Why is meat consumption considered bad for the planet?

Animal-based food, especially beef, produces more greenhouse gases than plant-based food because of the emissions released through its production, mostly at the farms and ranches where the animals are raised.

Grazing animals, especially cows, consume a lot of land, and in major beef-producing countries, especially the tropics, swathes of the rainforest are cut down to graze animals or to grow feed for those animals. That means forests that normally store carbon instead release carbon.

Ruminants, especially cows, also emit a lot of methane when they burp. (About 95 percent of the methane they emit comes from burps.) Methane and nitrous oxide, both potent greenhouse gases, are also released through their manure, and nitrous oxide is released from the use of nitrogen-based fertilizers, which are widely used to grow crops to feed livestock.

While beef is especially greenhouse-gas producing, animal-protein in general uses more resources through the production process, largely because of feed.

“What we can see pretty clearly is the big gap [in emissions] between plants and anything that’s animal based,” said Edwina Hughes, who helps run a program at the World Resources Institute (WRI) called the Cool Food Pledge, which encourages companies to assess the impact of the food they serve.

For example, Hughes said, producing beef uses 20 times the land and releases 20 times the greenhouse gas emissions, per gram of protein, than producing beans.  

The food system, in total, is a major contributor of greenhouse gases, producing about 35 percent of global emissions, according to the Food and Agriculture organization of the United Nations.
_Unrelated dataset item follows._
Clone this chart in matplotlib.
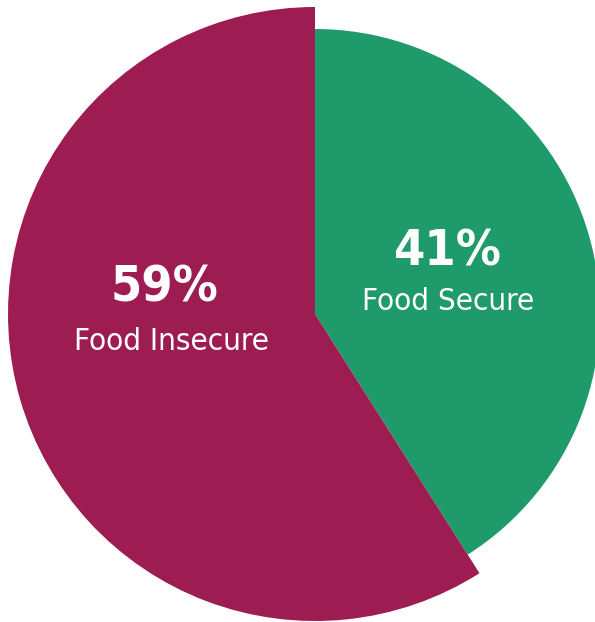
import matplotlib
matplotlib.use("Agg")
import matplotlib.pyplot as plt

# data
labels = ["Food Secure", "Food Insecure"]
shares = [41, 59]
colors = ["#1f9a6b", "#9d1c52"]

W, H = 595, 622
fig = plt.figure(figsize=(W / 100, H / 100), dpi=100)
ax = fig.add_axes([0, 0, 1, 1])

cx, cy = 315, H - 314
wedges, _ = ax.pie(shares, colors=colors, startangle=90, counterclock=False,
                   radius=307, center=(cx, cy),
                   wedgeprops=dict(edgecolor="none"))
# the secure slice sits a bit smaller than the insecure one
wedges[0].set_radius(285)

ax.set_xlim(0, W)
ax.set_ylim(0, H)
ax.set_aspect("equal")
ax.axis("off")

kw = dict(color="white", ha="center", va="center", family=["DejaVu Sans"],
          fontstretch="condensed")
ax.text(448, H - 252, f"{shares[0]}%", fontsize=36, fontweight="bold", **kw)
ax.text(448, H - 301, labels[0], fontsize=22.5, **kw)
ax.text(164, H - 287, f"{shares[1]}%", fontsize=36, fontweight="bold", **kw)
ax.text(171, H - 342, labels[1], fontsize=22.5, **kw)

fig.savefig("out.png", dpi=100)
Animal-based food accounts for two-thirds of that amount.

Researchers at WRI have calculated that, in order to curb climate change, consumers and producers need to cut about 67 percent of the climate impact of the food system by 2050.  Along with major reports from the IPCC and United Nations, they have emphasised the need to shift toward lower-impact, plant-based diets.

“We need to rebalance our plates,” Hughes said.